Charts and diagrams as code
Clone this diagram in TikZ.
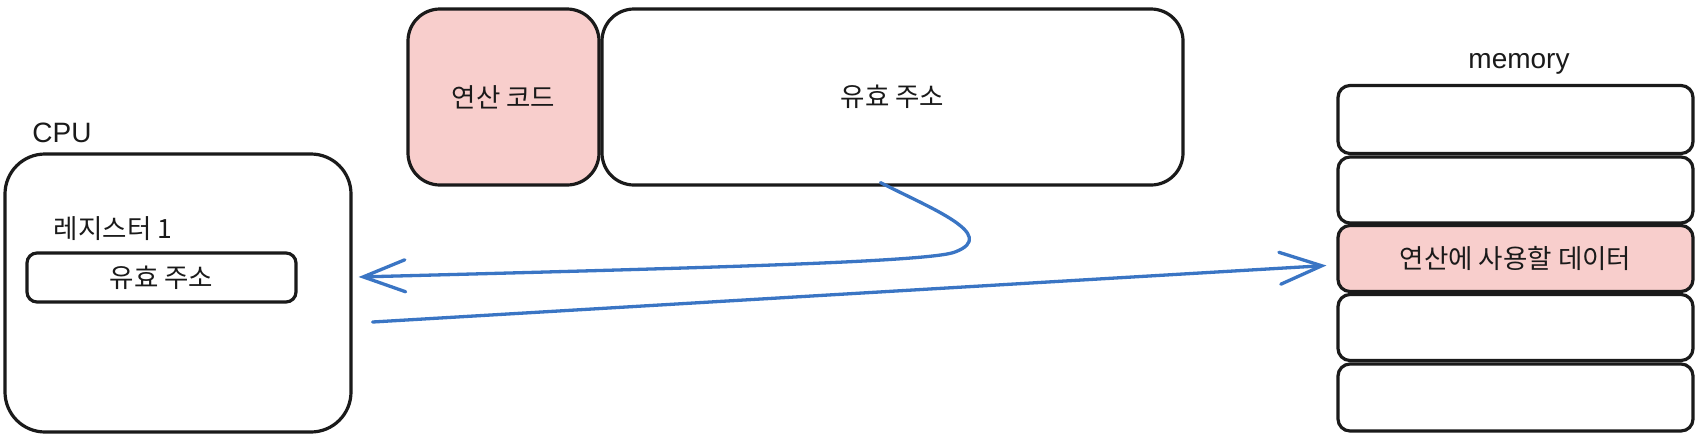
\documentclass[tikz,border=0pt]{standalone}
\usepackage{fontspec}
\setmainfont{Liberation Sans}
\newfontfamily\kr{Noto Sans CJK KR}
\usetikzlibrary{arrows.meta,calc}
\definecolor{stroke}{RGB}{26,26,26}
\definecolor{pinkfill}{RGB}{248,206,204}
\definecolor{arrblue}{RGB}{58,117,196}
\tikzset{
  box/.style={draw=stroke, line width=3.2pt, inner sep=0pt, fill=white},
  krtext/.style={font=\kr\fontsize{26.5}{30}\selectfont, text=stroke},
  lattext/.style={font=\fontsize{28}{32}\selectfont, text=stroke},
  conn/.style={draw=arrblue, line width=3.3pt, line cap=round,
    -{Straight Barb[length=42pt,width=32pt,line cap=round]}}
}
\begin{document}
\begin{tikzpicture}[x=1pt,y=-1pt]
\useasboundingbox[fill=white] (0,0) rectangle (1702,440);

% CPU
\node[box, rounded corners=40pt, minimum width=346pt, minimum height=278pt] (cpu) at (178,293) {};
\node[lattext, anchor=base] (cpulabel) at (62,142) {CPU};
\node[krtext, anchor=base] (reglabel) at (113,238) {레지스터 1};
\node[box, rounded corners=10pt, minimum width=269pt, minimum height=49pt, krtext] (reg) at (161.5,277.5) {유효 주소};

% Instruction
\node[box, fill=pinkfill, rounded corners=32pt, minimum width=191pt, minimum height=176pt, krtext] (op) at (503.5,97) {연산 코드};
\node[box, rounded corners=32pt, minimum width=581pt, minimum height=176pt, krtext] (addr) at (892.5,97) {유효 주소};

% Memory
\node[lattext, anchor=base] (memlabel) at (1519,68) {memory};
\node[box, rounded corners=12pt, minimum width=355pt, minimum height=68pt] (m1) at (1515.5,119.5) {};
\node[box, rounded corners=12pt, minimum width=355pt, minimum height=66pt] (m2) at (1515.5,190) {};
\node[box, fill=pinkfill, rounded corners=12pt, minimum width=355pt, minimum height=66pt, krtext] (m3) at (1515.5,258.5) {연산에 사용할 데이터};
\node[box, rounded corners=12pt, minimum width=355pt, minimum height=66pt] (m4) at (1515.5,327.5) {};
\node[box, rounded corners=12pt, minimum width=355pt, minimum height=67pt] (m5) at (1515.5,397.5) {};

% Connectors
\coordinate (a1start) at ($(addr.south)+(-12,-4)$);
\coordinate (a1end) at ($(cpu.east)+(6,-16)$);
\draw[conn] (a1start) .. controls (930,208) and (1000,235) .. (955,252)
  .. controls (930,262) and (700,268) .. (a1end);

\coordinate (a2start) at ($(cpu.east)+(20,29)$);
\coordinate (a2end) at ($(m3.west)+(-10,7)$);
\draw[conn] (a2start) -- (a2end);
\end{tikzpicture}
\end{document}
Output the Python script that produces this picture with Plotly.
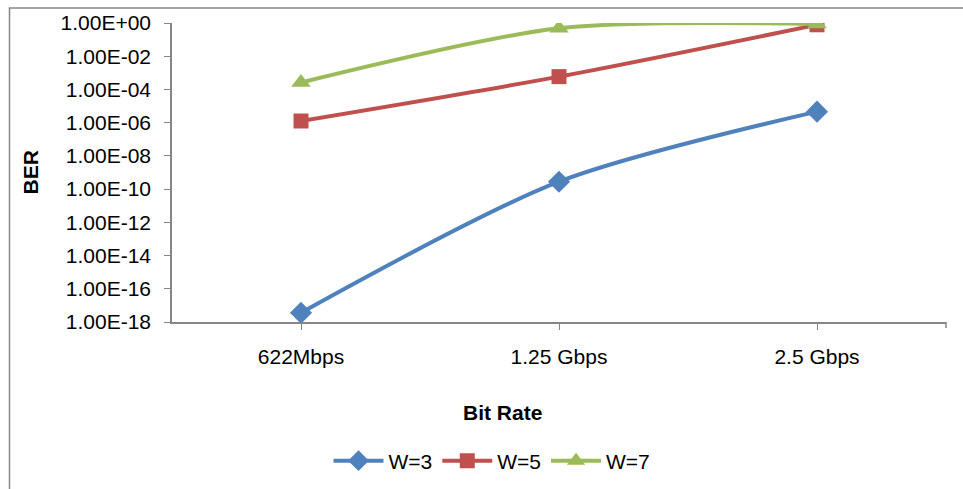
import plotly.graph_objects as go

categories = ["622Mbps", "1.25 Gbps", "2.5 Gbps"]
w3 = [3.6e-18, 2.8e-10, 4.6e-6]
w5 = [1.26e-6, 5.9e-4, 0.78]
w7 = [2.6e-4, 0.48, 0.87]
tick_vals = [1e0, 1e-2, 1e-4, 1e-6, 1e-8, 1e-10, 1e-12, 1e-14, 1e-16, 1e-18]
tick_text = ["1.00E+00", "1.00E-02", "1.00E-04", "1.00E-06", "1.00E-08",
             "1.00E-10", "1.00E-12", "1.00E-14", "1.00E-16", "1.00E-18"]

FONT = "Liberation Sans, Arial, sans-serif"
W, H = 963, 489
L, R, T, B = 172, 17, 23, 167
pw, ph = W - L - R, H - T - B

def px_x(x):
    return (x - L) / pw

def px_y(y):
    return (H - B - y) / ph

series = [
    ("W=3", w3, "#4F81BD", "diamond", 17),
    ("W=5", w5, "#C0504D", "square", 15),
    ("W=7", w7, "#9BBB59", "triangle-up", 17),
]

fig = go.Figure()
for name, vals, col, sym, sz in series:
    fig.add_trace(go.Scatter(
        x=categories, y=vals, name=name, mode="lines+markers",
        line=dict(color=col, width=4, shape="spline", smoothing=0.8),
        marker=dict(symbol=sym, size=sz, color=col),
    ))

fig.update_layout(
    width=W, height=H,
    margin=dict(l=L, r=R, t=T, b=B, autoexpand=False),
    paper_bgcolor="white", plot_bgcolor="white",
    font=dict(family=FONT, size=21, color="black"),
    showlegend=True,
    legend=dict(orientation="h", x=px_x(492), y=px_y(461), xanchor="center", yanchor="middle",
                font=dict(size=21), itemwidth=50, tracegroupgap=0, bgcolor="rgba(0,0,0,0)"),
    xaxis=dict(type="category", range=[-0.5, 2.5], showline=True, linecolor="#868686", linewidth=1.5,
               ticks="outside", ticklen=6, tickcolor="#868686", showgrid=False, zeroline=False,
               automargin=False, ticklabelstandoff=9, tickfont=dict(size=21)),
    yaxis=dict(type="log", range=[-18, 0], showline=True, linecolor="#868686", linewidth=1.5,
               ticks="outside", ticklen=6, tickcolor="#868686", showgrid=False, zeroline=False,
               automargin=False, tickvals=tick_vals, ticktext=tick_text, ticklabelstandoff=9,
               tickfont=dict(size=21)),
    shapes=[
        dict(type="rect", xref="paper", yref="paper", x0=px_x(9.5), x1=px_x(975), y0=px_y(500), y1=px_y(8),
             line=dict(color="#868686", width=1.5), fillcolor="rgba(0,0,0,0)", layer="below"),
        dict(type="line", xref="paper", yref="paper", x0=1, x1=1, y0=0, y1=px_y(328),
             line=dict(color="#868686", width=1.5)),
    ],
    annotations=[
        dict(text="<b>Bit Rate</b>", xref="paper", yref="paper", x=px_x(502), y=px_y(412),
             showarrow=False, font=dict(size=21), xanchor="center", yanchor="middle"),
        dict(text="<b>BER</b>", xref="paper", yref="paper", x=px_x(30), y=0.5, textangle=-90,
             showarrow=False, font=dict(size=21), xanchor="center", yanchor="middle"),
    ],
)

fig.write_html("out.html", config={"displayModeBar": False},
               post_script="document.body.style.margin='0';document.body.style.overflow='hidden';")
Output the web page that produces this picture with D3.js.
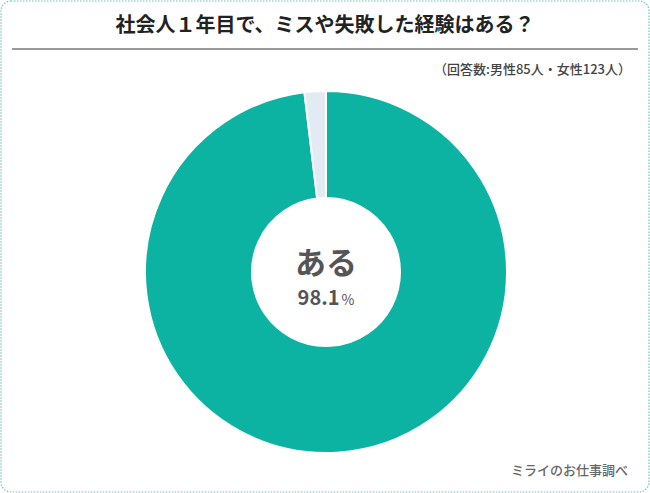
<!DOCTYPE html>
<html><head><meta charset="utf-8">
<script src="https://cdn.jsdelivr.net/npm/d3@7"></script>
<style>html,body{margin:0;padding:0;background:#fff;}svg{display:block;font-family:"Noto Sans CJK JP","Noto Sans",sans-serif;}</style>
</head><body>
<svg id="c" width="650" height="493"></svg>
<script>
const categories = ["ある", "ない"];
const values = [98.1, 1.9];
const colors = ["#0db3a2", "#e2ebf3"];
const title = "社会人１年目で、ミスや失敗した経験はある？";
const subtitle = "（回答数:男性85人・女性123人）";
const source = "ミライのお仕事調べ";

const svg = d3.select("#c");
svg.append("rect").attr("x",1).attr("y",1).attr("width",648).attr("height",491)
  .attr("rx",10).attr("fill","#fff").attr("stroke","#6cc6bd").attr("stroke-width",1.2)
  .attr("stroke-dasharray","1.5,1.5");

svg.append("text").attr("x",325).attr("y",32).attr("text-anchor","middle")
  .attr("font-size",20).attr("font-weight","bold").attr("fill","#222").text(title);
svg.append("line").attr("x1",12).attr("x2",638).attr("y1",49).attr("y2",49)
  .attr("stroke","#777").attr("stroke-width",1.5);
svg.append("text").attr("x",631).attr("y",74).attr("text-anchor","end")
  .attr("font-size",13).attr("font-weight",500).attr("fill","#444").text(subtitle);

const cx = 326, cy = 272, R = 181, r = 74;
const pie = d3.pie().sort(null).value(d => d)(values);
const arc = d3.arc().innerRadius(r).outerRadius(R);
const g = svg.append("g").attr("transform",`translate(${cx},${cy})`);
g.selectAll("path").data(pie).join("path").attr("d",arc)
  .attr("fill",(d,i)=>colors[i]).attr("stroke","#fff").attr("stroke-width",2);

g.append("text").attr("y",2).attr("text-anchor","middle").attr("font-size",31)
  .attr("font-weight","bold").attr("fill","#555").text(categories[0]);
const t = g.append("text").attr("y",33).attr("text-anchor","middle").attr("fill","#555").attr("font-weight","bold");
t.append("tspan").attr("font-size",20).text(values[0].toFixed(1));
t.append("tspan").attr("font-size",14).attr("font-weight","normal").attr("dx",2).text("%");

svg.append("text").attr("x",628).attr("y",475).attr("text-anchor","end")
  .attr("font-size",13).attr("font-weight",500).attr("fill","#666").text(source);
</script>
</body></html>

Goal of the exercise:
List the lines of the records where "produces" occurs.

Answer to this task:
Output the Python script that produces this picture with Plotly.
Output the web page that produces this picture with D3.js.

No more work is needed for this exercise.